For today, let’s stick with answering the questions that have been asked.
Nonis has been part of this ‘development plan’ for most of the four plus years that his predecessor was here. By the way, I like (a lot) the lower volume level coming from the manager’s office these days. That’s great. But we're talking about results today. That’s what this business is about, right?
Four plus years in, are you honestly satisfied with saying, “Hey Grabbo is a really gutsy little player. We sure beat Montreal on that deal. “ Or, “Yeah, Rielly will be great…what a pick”.
Can we even use the excuse that we haven’t had super high draft picks? Based on poor on-ice performance, we have been able to draft 5th, 7th, 2nd and 9th , if I’m not mistaken, in recent years. That’s four top-ten opportunities the last four drafts.

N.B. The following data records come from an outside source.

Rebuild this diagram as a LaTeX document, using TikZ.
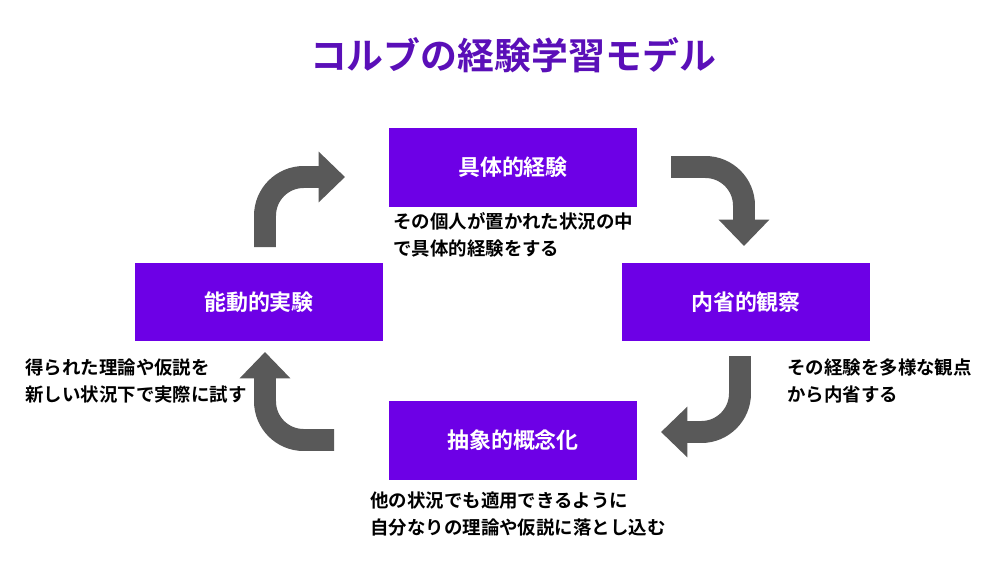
\documentclass[tikz,border=0pt]{standalone}
\usepackage{fontspec}
\setmainfont{Noto Sans CJK JP}[BoldFont={Noto Sans CJK JP Bold}]
\usetikzlibrary{arrows.meta}
\definecolor{kolbviolet}{HTML}{6D00E6}
\definecolor{titleviolet}{HTML}{5A0FB8}
\definecolor{arrowgrey}{HTML}{595959}
\begin{document}
\begin{tikzpicture}[x=0.02cm, y=-0.02cm,
    stage/.style={fill=kolbviolet, minimum width=4.96cm, minimum height=1.58cm,
      inner sep=0pt, text=white, font=\bfseries\fontsize{12.5}{14}\selectfont},
    note/.style={anchor=north west, align=left, inner sep=0pt,
      font=\bfseries\fontsize{10.5}{15.5}\selectfont},
    cycle/.style={arrowgrey, line width=12.5pt, rounded corners=22pt,
      -{Triangle[width=28pt, length=15pt]}}]

% background and bounds
\fill[white] (0,0) rectangle (989,571);

% title
\node (title) at (513,55) {\bfseries\color{titleviolet}\fontsize{21}{24}\selectfont コルブの経験学習モデル};

% stages
\node[stage] (concrete) at (513,167.5) {具体的経験};
\node[stage] (reflect) at (746,302) {内省的観察};
\node[stage] (abstract) at (513,440) {抽象的概念化};
\node[stage] (active) at (259,302) {能動的実験};

% notes
\node[note] (concretetxt) at (393,212) {その個人が置かれた状況の中\\で具体的経験をする};
\node[note] (reflecttxt) at (787,358) {その経験を多様な観点\\から内省する};
\node[note] (abstracttxt) at (370,491) {他の状況でも適用できるように\\自分なりの理論や仮説に落とし込む};
\node[note] (activetxt) at (25,358) {得られた理論や仮説を\\新しい状況下で実際に試す};

% cycle arrows
\coordinate (a1) at (265,247); \coordinate (a2) at (265,177); \coordinate (a3) at (345,177);
\coordinate (b1) at (671,167); \coordinate (b2) at (744,167); \coordinate (b3) at (744,246);
\coordinate (c1) at (740,356); \coordinate (c2) at (740,432); \coordinate (c3) at (661,432);
\coordinate (d1) at (334,440); \coordinate (d2) at (265,440); \coordinate (d3) at (265,352);
\draw[cycle] (a1) -- (a2) -- (a3);
\draw[cycle] (b1) -- (b2) -- (b3);
\draw[cycle] (c1) -- (c2) -- (c3);
\draw[cycle] (d1) -- (d2) -- (d3);

\end{tikzpicture}
\end{document}
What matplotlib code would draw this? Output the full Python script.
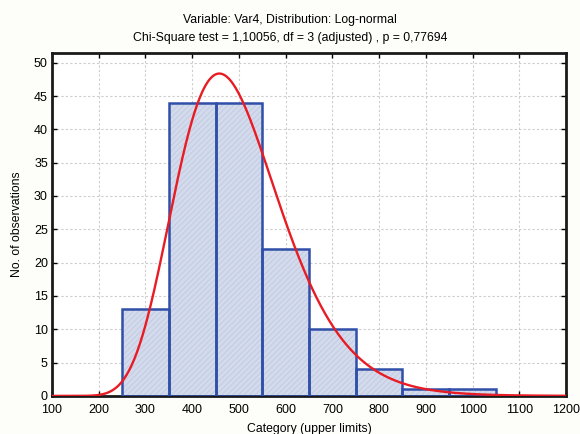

I think the Leafs can make the playoffs this season because the Eastern Conference is filled with teams just like Toronto, who have rosters with holes. But that’s not my debate today.
Do we have a first line? Who’s our stud center? A game-saving goalie? A stand-out defenseman? The grind-it-out Draper-McCarthy-Maltby-like third line? A voice of wisdom and experience in the locker room? The leader who has winner written all over him?
And not to unduly lay “blame” on Nonis, because I like what he has done in his short time as GM, but I think it’s fair to ask this, also: with all the fanfare about the bright “future”, should not at least one of those above-mentioned areas have already been well and firmly addressed by now, more than four years into this “program”?
I await your thoughts - and answers.